## What you will do
Without the pictures, extract every line from the start of the material to the line containing "plt.rcParams['font.family'] = ['Liberation", both ends included.

## Data
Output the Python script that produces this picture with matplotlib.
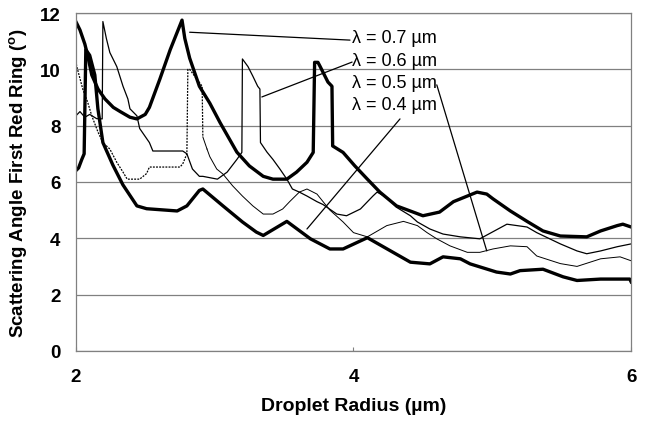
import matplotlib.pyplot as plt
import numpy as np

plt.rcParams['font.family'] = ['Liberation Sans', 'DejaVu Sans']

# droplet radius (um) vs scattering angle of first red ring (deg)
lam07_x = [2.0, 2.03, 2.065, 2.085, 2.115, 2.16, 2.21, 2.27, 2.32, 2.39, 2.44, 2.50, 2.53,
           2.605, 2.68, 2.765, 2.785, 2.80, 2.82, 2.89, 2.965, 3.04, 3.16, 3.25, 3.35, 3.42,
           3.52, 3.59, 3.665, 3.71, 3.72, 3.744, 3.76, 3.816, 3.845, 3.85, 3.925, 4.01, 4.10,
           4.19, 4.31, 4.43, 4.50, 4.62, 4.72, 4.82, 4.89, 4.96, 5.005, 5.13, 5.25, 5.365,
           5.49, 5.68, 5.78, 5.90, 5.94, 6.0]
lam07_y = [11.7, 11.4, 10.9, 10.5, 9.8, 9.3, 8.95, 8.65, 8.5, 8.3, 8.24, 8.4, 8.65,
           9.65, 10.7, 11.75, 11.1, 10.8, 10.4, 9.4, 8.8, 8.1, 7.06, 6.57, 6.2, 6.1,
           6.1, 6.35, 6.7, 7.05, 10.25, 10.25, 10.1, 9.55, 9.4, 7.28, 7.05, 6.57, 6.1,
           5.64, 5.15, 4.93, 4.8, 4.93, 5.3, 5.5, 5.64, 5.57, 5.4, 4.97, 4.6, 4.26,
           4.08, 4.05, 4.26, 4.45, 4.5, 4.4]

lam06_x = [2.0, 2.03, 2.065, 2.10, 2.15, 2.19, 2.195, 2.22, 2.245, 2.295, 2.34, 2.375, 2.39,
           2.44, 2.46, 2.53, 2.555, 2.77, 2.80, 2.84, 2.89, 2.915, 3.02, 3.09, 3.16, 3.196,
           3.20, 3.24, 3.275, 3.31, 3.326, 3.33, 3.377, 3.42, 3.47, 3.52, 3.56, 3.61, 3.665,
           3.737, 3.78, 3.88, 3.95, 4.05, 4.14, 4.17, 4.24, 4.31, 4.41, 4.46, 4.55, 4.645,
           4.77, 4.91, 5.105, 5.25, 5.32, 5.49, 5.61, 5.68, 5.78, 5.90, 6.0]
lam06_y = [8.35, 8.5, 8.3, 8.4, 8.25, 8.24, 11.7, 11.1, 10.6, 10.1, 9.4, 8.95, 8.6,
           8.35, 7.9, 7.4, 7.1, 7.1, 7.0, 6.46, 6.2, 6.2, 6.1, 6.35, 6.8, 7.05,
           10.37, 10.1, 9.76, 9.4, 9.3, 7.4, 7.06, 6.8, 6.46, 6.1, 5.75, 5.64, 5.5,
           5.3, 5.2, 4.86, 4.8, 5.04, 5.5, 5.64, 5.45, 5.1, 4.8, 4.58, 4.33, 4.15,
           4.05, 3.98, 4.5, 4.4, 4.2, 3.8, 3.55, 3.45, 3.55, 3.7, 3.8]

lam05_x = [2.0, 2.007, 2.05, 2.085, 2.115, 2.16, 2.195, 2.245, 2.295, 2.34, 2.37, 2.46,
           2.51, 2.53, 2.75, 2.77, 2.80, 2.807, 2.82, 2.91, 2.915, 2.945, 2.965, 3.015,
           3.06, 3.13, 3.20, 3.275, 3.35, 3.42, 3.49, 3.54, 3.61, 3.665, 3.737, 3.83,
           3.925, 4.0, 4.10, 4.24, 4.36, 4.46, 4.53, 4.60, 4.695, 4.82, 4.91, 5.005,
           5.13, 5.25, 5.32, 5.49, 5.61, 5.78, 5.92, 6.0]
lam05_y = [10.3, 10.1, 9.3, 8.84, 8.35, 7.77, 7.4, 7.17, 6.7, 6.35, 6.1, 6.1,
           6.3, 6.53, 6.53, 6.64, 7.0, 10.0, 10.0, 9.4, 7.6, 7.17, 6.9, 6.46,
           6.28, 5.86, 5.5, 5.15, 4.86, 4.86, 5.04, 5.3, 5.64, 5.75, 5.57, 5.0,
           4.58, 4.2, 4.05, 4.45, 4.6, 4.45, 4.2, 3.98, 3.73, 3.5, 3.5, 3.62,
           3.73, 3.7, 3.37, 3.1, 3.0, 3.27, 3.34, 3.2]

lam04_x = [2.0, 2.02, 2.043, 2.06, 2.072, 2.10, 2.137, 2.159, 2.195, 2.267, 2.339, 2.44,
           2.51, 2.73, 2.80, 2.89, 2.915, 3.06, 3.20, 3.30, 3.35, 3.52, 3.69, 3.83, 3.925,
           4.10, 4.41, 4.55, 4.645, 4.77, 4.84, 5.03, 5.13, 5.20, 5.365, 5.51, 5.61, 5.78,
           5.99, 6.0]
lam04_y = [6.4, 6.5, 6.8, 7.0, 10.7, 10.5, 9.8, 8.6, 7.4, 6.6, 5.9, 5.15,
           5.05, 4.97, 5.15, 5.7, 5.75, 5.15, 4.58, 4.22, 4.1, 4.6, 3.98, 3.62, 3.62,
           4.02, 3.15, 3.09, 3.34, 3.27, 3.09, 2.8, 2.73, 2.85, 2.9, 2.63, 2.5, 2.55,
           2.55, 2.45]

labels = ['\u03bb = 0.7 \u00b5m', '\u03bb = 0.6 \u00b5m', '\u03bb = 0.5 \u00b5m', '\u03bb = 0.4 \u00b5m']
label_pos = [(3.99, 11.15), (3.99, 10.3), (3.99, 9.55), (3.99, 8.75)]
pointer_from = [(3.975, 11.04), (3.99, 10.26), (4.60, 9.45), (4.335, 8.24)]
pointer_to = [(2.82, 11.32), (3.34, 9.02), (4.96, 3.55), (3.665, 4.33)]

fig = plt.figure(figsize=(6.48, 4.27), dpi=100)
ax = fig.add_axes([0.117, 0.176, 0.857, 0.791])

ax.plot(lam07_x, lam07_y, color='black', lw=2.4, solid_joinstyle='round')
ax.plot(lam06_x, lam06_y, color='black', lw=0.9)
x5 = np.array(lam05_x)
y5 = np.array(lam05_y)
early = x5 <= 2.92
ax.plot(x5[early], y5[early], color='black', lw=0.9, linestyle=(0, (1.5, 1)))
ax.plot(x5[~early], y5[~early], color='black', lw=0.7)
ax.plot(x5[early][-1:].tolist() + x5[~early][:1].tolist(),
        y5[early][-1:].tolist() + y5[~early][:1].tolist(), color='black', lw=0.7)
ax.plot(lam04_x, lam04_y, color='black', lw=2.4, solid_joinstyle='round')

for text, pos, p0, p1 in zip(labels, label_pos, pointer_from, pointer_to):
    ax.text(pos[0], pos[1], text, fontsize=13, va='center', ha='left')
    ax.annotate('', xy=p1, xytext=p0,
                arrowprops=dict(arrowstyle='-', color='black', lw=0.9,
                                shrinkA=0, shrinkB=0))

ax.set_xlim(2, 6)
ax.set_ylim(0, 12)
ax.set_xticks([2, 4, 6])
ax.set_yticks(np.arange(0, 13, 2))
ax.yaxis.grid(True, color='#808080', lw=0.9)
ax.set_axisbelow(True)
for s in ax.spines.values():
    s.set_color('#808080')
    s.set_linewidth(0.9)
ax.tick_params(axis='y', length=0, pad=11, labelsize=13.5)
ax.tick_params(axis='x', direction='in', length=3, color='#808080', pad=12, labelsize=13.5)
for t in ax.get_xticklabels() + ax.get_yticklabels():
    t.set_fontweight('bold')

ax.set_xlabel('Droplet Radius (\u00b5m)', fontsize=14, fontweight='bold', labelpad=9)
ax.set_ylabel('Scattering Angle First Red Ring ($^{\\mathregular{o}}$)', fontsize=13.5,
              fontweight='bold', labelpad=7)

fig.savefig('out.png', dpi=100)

## Response to the task
Output the Python script that produces this picture with matplotlib.
import matplotlib.pyplot as plt
import numpy as np

plt.rcParams['font.family'] = ['Liberation Sans', 'DejaVu Sans']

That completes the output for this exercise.